The beauty of going abroad is that you can experience all the world has to offer in the way of food and drink. There’s little more that is as comforting as sitting in a small restaurant by the sea, eating handmade, local food and sipping on refreshing wine.
In the UK we import a lot of food and drink, but there are some things that are simply endemic to countries abroad, including wine. If you’ve been on holiday to or are thinking about visiting a wine country, you might be wondering how much delicious wine you can bring back upon your return. Well, wonder no more! We’re going to explain how much wine you can bring back from your holiday.
Alcohol Import Limits for the United Kingdom
In the United Kingdom, the government sets limits for how much of certain items you can import. The items affected include alcohol and tobacco products. Each person will have a personal allowance on items they can bring in. Items that sit within your personal allowance are not subject to VAT, excise duty or customs duty, and you do not need to declare them.
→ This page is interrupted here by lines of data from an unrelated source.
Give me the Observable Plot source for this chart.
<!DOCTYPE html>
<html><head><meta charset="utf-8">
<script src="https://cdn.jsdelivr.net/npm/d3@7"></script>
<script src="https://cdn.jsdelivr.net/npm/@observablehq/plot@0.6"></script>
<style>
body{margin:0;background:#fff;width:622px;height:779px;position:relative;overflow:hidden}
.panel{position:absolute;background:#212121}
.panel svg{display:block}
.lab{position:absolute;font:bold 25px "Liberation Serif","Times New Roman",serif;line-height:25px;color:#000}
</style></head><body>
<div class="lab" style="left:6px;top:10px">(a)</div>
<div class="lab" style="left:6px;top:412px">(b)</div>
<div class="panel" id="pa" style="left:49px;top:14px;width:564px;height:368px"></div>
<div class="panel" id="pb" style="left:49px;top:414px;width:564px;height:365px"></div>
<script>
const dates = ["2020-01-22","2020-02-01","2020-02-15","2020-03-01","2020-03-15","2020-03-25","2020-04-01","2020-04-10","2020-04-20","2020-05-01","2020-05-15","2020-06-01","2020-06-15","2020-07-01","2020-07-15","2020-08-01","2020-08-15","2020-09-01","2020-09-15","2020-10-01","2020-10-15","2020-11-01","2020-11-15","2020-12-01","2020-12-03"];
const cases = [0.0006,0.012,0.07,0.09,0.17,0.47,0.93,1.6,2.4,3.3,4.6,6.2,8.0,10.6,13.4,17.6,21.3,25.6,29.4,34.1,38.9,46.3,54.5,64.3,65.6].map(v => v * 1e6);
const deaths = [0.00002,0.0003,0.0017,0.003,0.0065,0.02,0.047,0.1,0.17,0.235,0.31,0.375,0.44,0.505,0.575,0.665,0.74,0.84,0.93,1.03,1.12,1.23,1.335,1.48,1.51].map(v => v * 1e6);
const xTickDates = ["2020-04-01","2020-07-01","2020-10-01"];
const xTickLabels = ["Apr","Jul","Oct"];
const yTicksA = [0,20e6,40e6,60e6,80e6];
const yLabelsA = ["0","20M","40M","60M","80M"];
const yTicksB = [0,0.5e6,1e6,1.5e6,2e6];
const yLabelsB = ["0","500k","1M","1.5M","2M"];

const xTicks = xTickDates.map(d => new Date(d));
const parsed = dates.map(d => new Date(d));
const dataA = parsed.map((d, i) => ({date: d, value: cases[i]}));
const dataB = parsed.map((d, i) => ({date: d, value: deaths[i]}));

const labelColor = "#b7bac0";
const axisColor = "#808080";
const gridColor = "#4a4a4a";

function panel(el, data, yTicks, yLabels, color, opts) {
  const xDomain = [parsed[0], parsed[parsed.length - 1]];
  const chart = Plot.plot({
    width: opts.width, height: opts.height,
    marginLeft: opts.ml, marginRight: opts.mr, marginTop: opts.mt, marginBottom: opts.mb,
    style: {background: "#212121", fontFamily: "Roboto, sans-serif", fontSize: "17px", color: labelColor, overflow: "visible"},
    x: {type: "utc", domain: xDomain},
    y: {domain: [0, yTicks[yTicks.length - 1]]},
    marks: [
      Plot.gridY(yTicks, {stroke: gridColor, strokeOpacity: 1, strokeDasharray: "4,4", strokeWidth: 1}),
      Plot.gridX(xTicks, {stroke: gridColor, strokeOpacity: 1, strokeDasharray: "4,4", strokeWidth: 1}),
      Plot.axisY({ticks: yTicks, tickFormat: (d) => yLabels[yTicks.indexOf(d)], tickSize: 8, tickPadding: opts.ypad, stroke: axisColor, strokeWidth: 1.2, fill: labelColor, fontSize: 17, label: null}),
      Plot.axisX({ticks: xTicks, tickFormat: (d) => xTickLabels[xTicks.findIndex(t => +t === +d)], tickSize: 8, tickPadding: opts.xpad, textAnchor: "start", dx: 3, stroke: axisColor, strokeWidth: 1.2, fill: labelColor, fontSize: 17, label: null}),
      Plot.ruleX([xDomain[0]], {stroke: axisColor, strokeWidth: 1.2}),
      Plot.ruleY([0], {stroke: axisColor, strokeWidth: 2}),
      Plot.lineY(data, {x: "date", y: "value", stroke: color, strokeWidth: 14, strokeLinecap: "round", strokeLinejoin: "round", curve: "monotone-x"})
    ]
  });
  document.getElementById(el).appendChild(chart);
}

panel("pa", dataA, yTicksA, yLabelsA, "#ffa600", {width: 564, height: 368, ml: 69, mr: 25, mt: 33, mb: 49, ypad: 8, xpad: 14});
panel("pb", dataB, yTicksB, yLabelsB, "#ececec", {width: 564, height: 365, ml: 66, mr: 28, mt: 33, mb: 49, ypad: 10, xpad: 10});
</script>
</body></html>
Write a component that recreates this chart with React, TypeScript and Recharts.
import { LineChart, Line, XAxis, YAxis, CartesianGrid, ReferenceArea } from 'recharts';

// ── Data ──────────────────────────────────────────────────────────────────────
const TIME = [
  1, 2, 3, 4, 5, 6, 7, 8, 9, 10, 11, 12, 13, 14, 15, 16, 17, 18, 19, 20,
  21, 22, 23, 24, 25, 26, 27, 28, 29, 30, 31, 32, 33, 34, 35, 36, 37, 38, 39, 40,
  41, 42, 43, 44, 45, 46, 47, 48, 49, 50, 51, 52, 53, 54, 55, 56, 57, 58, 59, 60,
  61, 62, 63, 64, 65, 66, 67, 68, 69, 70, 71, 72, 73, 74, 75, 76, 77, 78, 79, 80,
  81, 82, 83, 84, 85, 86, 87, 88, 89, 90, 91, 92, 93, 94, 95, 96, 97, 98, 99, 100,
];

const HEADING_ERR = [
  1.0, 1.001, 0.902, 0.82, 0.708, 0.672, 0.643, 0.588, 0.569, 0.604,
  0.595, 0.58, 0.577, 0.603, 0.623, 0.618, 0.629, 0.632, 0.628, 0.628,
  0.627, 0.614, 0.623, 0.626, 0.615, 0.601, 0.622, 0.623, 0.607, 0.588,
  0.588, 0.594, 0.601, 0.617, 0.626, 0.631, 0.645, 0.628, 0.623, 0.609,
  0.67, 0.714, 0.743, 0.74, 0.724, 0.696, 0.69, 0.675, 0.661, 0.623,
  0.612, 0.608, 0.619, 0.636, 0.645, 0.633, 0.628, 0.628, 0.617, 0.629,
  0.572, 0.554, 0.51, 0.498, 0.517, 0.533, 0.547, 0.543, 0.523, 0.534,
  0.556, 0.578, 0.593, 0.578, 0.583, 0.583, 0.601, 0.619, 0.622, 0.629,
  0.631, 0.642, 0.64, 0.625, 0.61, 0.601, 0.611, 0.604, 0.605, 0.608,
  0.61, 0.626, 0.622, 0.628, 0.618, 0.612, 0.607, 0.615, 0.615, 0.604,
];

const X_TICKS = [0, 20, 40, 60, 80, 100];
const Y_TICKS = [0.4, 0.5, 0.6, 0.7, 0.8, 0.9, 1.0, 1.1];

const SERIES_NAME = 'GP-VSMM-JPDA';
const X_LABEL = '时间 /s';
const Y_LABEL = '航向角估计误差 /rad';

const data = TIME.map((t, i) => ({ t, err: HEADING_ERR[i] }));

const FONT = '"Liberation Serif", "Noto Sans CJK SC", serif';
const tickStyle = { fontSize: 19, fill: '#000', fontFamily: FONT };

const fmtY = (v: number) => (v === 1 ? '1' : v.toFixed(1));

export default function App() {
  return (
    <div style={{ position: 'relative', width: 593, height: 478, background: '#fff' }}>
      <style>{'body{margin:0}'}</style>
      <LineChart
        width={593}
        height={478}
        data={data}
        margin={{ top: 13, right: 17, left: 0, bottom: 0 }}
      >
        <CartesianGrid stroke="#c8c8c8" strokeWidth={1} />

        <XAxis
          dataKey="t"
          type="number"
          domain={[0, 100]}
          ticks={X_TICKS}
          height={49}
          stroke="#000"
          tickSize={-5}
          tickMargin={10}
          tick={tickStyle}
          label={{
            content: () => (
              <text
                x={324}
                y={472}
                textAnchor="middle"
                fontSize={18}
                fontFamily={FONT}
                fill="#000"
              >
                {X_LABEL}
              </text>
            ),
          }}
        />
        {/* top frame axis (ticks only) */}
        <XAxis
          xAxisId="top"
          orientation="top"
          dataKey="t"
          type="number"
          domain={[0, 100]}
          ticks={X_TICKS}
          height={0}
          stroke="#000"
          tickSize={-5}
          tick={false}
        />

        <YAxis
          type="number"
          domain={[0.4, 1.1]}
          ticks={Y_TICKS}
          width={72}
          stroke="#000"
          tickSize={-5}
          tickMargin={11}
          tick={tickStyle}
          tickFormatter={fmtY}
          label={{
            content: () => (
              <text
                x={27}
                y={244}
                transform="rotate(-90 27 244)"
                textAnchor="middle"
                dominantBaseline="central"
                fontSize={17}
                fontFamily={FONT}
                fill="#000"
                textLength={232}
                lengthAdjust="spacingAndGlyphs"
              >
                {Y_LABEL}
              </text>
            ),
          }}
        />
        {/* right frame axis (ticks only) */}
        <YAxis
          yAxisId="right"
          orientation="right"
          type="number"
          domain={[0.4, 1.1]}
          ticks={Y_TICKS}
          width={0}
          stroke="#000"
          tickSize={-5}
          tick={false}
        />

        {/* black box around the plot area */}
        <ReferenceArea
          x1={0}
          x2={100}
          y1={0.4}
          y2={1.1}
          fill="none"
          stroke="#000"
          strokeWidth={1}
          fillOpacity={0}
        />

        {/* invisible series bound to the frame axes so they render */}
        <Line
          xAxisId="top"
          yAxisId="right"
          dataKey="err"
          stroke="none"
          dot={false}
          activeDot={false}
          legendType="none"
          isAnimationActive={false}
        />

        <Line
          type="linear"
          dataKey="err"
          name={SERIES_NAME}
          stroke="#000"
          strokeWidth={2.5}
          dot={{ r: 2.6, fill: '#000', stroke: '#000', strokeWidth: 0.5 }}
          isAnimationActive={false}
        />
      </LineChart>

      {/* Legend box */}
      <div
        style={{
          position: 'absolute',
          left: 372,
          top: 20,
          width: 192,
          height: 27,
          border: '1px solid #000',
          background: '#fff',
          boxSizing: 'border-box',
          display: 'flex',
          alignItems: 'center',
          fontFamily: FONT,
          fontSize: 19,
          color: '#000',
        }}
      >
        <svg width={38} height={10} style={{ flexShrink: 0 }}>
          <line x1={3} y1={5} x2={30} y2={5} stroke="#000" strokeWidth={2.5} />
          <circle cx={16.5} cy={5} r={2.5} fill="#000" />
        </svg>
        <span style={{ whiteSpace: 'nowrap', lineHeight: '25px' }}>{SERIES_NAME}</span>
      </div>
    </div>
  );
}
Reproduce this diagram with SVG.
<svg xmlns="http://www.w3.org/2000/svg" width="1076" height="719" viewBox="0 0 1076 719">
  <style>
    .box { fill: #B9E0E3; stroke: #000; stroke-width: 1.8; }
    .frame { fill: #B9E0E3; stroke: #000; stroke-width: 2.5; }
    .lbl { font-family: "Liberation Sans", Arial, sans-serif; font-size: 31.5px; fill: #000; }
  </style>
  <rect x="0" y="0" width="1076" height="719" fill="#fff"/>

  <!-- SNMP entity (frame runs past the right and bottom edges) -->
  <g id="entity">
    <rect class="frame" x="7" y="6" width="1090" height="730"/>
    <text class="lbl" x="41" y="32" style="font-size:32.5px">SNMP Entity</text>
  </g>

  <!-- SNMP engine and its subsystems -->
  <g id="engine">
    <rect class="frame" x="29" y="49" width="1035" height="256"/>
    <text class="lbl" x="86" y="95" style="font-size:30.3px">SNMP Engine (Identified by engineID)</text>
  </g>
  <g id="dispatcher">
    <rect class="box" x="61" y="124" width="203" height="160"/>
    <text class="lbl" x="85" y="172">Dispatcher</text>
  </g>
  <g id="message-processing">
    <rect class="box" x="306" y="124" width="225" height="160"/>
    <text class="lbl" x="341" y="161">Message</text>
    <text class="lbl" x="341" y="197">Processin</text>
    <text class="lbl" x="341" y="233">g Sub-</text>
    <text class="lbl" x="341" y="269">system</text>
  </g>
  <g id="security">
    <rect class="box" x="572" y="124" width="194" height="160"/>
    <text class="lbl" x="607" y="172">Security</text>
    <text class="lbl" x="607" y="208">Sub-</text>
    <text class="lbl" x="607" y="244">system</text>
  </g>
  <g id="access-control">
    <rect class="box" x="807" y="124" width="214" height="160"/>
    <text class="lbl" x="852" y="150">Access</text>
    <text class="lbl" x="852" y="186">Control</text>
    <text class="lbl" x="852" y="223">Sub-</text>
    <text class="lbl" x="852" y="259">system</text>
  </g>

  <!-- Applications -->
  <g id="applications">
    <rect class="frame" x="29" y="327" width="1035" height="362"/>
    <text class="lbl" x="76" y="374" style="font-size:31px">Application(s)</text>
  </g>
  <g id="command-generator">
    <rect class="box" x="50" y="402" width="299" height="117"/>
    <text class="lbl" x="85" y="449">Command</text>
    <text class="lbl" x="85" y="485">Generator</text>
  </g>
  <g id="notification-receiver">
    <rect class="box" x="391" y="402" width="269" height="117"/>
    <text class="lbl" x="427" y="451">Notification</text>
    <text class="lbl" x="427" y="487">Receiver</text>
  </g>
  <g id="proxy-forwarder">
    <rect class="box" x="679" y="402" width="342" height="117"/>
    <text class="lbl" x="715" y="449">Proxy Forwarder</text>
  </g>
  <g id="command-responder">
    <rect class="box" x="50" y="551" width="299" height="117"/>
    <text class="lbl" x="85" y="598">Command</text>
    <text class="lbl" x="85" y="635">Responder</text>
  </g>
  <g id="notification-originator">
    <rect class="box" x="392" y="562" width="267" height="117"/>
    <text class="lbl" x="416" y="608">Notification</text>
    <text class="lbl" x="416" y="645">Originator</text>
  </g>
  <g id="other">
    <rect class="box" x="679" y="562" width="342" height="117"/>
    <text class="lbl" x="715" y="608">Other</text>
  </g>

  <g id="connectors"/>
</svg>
The personal allowances for alcohol are set at:
- 18 litres of wine
- 9 litres of fortified and sparkling wine up to 22% alcohol
- 42 litres of beer
- 4 litres of spirits and liquors over 22% alcohol
You can mix and match what you bring in from the list above under your personal allowance. For example, you can bring in 10 litres of beer and nine litres of wine because both of these are half of your personal allowance.
Importing Wine and Alcohol Over the Personal Allowance
If you exceed your personal import limit for alcohol (e.g. you’re trying to import 20 litres of wine), you will need to declare the items at the airport and pay VAT, customs duty and/or excise duty where applicable on all the items, not just the amount that is over your personal allowance.
For alcohol that is produced in EU countries, you might not need to pay customs duty fees, even though the United Kingdom is no longer in the EU. You will need to prove the product is from the EU through a label or a country of origin certificate, though. Luckily, a lot of the top wine countries that produce the most stunning bottles are in the EU, so you can enjoy a beautiful glass at home without having to pay customs duty!
Top Wine Countries
If you’re a wine lover and are looking to populate your wine rack with some delicious varieties, here are the top wine producing countries in the world.
Italy’s million+ vineyards produce a staggering 51 hectolitres (5,100 litres) of wine every year. For reference, that’s a quarter of the world’s entire wine production. Italy is home to over 500 grape varieties and has numerous wine regions that produce red and white bottles. If prosecco or Pinot Grigio are your bag, Italy is the place to go.
Champagne, Bordeaux and Pinot Noir are just some of the fabulous varieties France produces. Like Italy, France is another top wine producer, exporting more than 47 million hectolitres every year. As well as being one of the biggest exporters, France is also one of the largest consumers, with French residents guzzling up to 14% of all the wine in the world. If you’re a French wine lover and are wondering how much wine can I bring back from France, sadly you must still stick to the 18 litres limit, no matter how tasty or close to home French wine is!
You can soak up more than just the sun in Spain, with favourites like sherry and cava being among their top exports. Spain has the most grape cultivation in Europe, and whilst it doesn’t produce as much as other countries, what it does put out to the world is nothing less than delectable.
These are just three of the top wine producing countries, and all of them are in Europe which means you could be exempt from paying customs fees if you import bottles from your holiday. Remember – if you go over your wine limit you must declare it and pay the relevant taxes! Do so and you’ll be able to enjoy your wine in bliss when you get home.